WHAT IS ASKED
Copy all lines below exactly as written. Leave pictures out.

━━━━━ RECORDED DATA

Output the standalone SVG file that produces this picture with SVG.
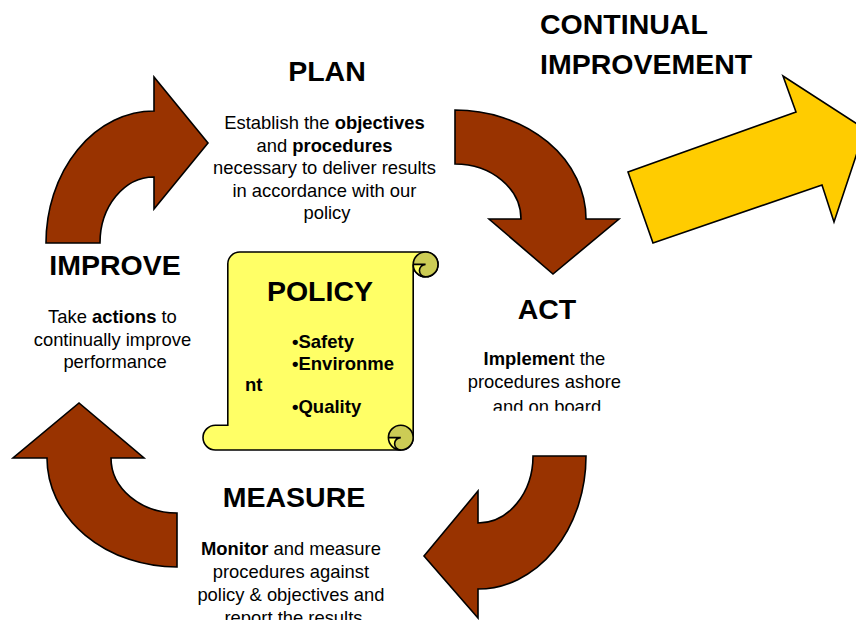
<svg xmlns="http://www.w3.org/2000/svg" width="856" height="620" viewBox="0 0 856 620">
  <style>
    .cycle { fill: #993300; stroke: #000; stroke-width: 1.6; stroke-linejoin: miter; }
    .big { fill: #FFCC00; stroke: #000; stroke-width: 1.6; }
    .paper { fill: #FFFF66; stroke: #000; stroke-width: 1.6; }
    .curl { fill: #CCCC55; stroke: none; }
    .line { fill: none; stroke: #000; stroke-width: 1.6; }
    .title { font-family: "Liberation Sans", Arial, sans-serif; font-weight: bold; font-size: 28.5px; fill: #000; }
    .body { font-family: "Liberation Sans", Arial, sans-serif; font-size: 18.4px; fill: #000; }
    .bullets { font-family: "Liberation Sans", Arial, sans-serif; font-weight: bold; font-size: 18.5px; fill: #000; }
    .b { font-weight: bold; }
  </style>
  <defs>
    <clipPath id="act-box">
      <rect x="440" y="280" width="220" height="130.7"/>
    </clipPath>
  </defs>
  <rect width="856" height="620" fill="#fff"/>

  <!-- cycle arrows -->
  <g id="connectors">
    <!-- improve to plan -->
    <path class="cycle" d="M46,243 A108,132 0 0 1 154,111 V77 L208,143 L154,209 V177 A54,66 0 0 0 100,243 Z"/>
    <!-- plan to act -->
    <path class="cycle" d="M455,110 A131,109 0 0 1 586,219 H619 L553,274 L489,219 H521 A66,55 0 0 0 455,164 Z"/>
    <!-- act to measure -->
    <path class="cycle" d="M586,456 A108,133 0 0 1 478,589 V618 L424,556 L478,491 V523 A55,67 0 0 0 533,456 Z"/>
    <!-- measure to improve -->
    <path class="cycle" d="M177,567 A130,109 0 0 1 47,458 H13 L79,403 L144,458 H111 A66,55 0 0 0 177,513 Z"/>
    <!-- continual improvement -->
    <path class="big" d="M653,243 L628,172 L796,112 L783,76 L865,129 L834,222 L822,185 Z"/>
  </g>

  <g id="continual">
    <text class="title" x="540" y="33.5">CONTINUAL</text>
    <text class="title" x="540" y="73.5">IMPROVEMENT</text>
  </g>

  <g id="plan">
    <text class="title" x="327" y="81" text-anchor="middle">PLAN</text>
    <text class="body" text-anchor="middle">
      <tspan x="327" y="129">Establish the <tspan class="b">objectives</tspan></tspan>
      <tspan x="327" y="151.5">and <tspan class="b">procedures</tspan></tspan>
      <tspan x="327" y="174">necessary to deliver results</tspan>
      <tspan x="327" y="196.5">in accordance with our</tspan>
      <tspan x="327" y="219">policy</tspan>
    </text>
  </g>

  <g id="improve">
    <text class="title" x="115" y="275" text-anchor="middle">IMPROVE</text>
    <text class="body" text-anchor="middle">
      <tspan x="115" y="323">Take <tspan class="b">actions</tspan> to</tspan>
      <tspan x="115" y="345.5">continually improve</tspan>
      <tspan x="115" y="368">performance</tspan>
    </text>
  </g>

  <g id="act">
    <text class="title" x="547" y="319" text-anchor="middle">ACT</text>
    <text class="body" text-anchor="middle" clip-path="url(#act-box)">
      <tspan x="547" y="365"><tspan class="b">Implemen</tspan>t the</tspan>
      <tspan x="547" y="387.5">procedures ashore</tspan>
      <tspan x="547" y="412.5">and on board</tspan>
    </text>
  </g>

  <g id="measure">
    <text class="title" x="294" y="507" text-anchor="middle">MEASURE</text>
    <text class="body" text-anchor="middle">
      <tspan x="293.5" y="555"><tspan class="b">Monitor</tspan> and measure</tspan>
      <tspan x="293.5" y="578">procedures against</tspan>
      <tspan x="293.5" y="601">policy &amp; objectives and</tspan>
      <tspan x="293.5" y="624">report the results</tspan>
    </text>
  </g>

  <!-- policy scroll -->
  <g id="policy">
    <path class="paper" d="M215.4,450 A12.4,12.4 0 0 1 215.4,425.2 H227.8 V264 A12,12 0 0 1 239.8,252 H425.6 A12.4,12.4 0 0 1 425.6,276.8 A12.4,12.4 0 0 1 413.2,264.4 V437.6 A12.4,12.4 0 0 1 400.8,450 Z"/>
    <!-- top curl -->
    <circle class="curl" cx="425.6" cy="264.4" r="12.4"/>
    <path fill="#FFFF66" d="M413.2,264.4 H425.6 A6.2,6.2 0 0 0 425.6,276.8 A12.4,12.4 0 0 1 413.2,264.4 Z"/>
    <circle class="line" cx="425.6" cy="264.4" r="12.4"/>
    <path class="line" d="M413.2,264.4 H425.6 A6.2,6.2 0 0 0 425.6,276.8"/>
    <!-- bottom curl -->
    <circle class="curl" cx="400.8" cy="437.6" r="12.4"/>
    <path fill="#FFFF66" d="M388.4,437.6 H400.8 A6.2,6.2 0 0 0 400.8,450 A12.4,12.4 0 0 1 388.4,437.6 Z"/>
    <circle class="line" cx="400.8" cy="437.6" r="12.4"/>
    <path class="line" d="M388.4,437.6 H400.8 A6.2,6.2 0 0 0 400.8,450"/>

    <text class="title" x="320" y="301" text-anchor="middle">POLICY</text>
    <text class="bullets">
      <tspan x="292" y="348">•Safety</tspan>
      <tspan x="292" y="370">•Environme</tspan>
      <tspan x="245" y="391">nt</tspan>
      <tspan x="292" y="413">•Quality</tspan>
    </text>
  </g>
</svg>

━━━━━━━━━━

FULL RESPONSE
Output the standalone SVG file that produces this picture with SVG.
<svg xmlns="http://www.w3.org/2000/svg" width="856" height="620" viewBox="0 0 856 620">
  <style>
    .cycle { fill: #993300; stroke: #000; stroke-width: 1.6; stroke-linejoin: miter; }
    .big { fill: #FFCC00; stroke: #000; stroke-width: 1.6; }
    .paper { fill: #FFFF66; stroke: #000; stroke-width: 1.6; }
    .curl { fill: #CCCC55; stroke: none; }
    .line { fill: none; stroke: #000; stroke-width: 1.6; }
    .title { font-family: "Liberation Sans", Arial, sans-serif; font-weight: bold; font-size: 28.5px; fill: #000; }
    .body { font-family: "Liberation Sans", Arial, sans-serif; font-size: 18.4px; fill: #000; }
    .bullets { font-family: "Liberation Sans", Arial, sans-serif; font-weight: bold; font-size: 18.5px; fill: #000; }
    .b { font-weight: bold; }
  </style>
  <defs>
    <clipPath id="act-box">
      <rect x="440" y="280" width="220" height="130.7"/>
    </clipPath>
  </defs>
  <rect width="856" height="620" fill="#fff"/>

  <!-- cycle arrows -->
  <g id="connectors">
    <!-- improve to plan -->
    <path class="cycle" d="M46,243 A108,132 0 0 1 154,111 V77 L208,143 L154,209 V177 A54,66 0 0 0 100,243 Z"/>
    <!-- plan to act -->
    <path class="cycle" d="M455,110 A131,109 0 0 1 586,219 H619 L553,274 L489,219 H521 A66,55 0 0 0 455,164 Z"/>
    <!-- act to measure -->
    <path class="cycle" d="M586,456 A108,133 0 0 1 478,589 V618 L424,556 L478,491 V523 A55,67 0 0 0 533,456 Z"/>
    <!-- measure to improve -->
    <path class="cycle" d="M177,567 A130,109 0 0 1 47,458 H13 L79,403 L144,458 H111 A66,55 0 0 0 177,513 Z"/>
    <!-- continual improvement -->
    <path class="big" d="M653,243 L628,172 L796,112 L783,76 L865,129 L834,222 L822,185 Z"/>
  </g>

  <g id="continual">
    <text class="title" x="540" y="33.5">CONTINUAL</text>
    <text class="title" x="540" y="73.5">IMPROVEMENT</text>
  </g>

  <g id="plan">
    <text class="title" x="327" y="81" text-anchor="middle">PLAN</text>
    <text class="body" text-anchor="middle">
      <tspan x="327" y="129">Establish the <tspan class="b">objectives</tspan></tspan>
      <tspan x="327" y="151.5">and <tspan class="b">procedures</tspan></tspan>
      <tspan x="327" y="174">necessary to deliver results</tspan>
      <tspan x="327" y="196.5">in accordance with our</tspan>
      <tspan x="327" y="219">policy</tspan>
    </text>
  </g>

  <g id="improve">
    <text class="title" x="115" y="275" text-anchor="middle">IMPROVE</text>
    <text class="body" text-anchor="middle">
      <tspan x="115" y="323">Take <tspan class="b">actions</tspan> to</tspan>
      <tspan x="115" y="345.5">continually improve</tspan>
      <tspan x="115" y="368">performance</tspan>
    </text>
  </g>

  <g id="act">
    <text class="title" x="547" y="319" text-anchor="middle">ACT</text>
    <text class="body" text-anchor="middle" clip-path="url(#act-box)">
      <tspan x="547" y="365"><tspan class="b">Implemen</tspan>t the</tspan>
      <tspan x="547" y="387.5">procedures ashore</tspan>
      <tspan x="547" y="412.5">and on board</tspan>
    </text>
  </g>

  <g id="measure">
    <text class="title" x="294" y="507" text-anchor="middle">MEASURE</text>
    <text class="body" text-anchor="middle">
      <tspan x="293.5" y="555"><tspan class="b">Monitor</tspan> and measure</tspan>
      <tspan x="293.5" y="578">procedures against</tspan>
      <tspan x="293.5" y="601">policy &amp; objectives and</tspan>
      <tspan x="293.5" y="624">report the results</tspan>
    </text>
  </g>

  <!-- policy scroll -->
  <g id="policy">
    <path class="paper" d="M215.4,450 A12.4,12.4 0 0 1 215.4,425.2 H227.8 V264 A12,12 0 0 1 239.8,252 H425.6 A12.4,12.4 0 0 1 425.6,276.8 A12.4,12.4 0 0 1 413.2,264.4 V437.6 A12.4,12.4 0 0 1 400.8,450 Z"/>
    <!-- top curl -->
    <circle class="curl" cx="425.6" cy="264.4" r="12.4"/>
    <path fill="#FFFF66" d="M413.2,264.4 H425.6 A6.2,6.2 0 0 0 425.6,276.8 A12.4,12.4 0 0 1 413.2,264.4 Z"/>
    <circle class="line" cx="425.6" cy="264.4" r="12.4"/>
    <path class="line" d="M413.2,264.4 H425.6 A6.2,6.2 0 0 0 425.6,276.8"/>
    <!-- bottom curl -->
    <circle class="curl" cx="400.8" cy="437.6" r="12.4"/>
    <path fill="#FFFF66" d="M388.4,437.6 H400.8 A6.2,6.2 0 0 0 400.8,450 A12.4,12.4 0 0 1 388.4,437.6 Z"/>
    <circle class="line" cx="400.8" cy="437.6" r="12.4"/>
    <path class="line" d="M388.4,437.6 H400.8 A6.2,6.2 0 0 0 400.8,450"/>

    <text class="title" x="320" y="301" text-anchor="middle">POLICY</text>
    <text class="bullets">
      <tspan x="292" y="348">•Safety</tspan>
      <tspan x="292" y="370">•Environme</tspan>
      <tspan x="245" y="391">nt</tspan>
      <tspan x="292" y="413">•Quality</tspan>
    </text>
  </g>
</svg>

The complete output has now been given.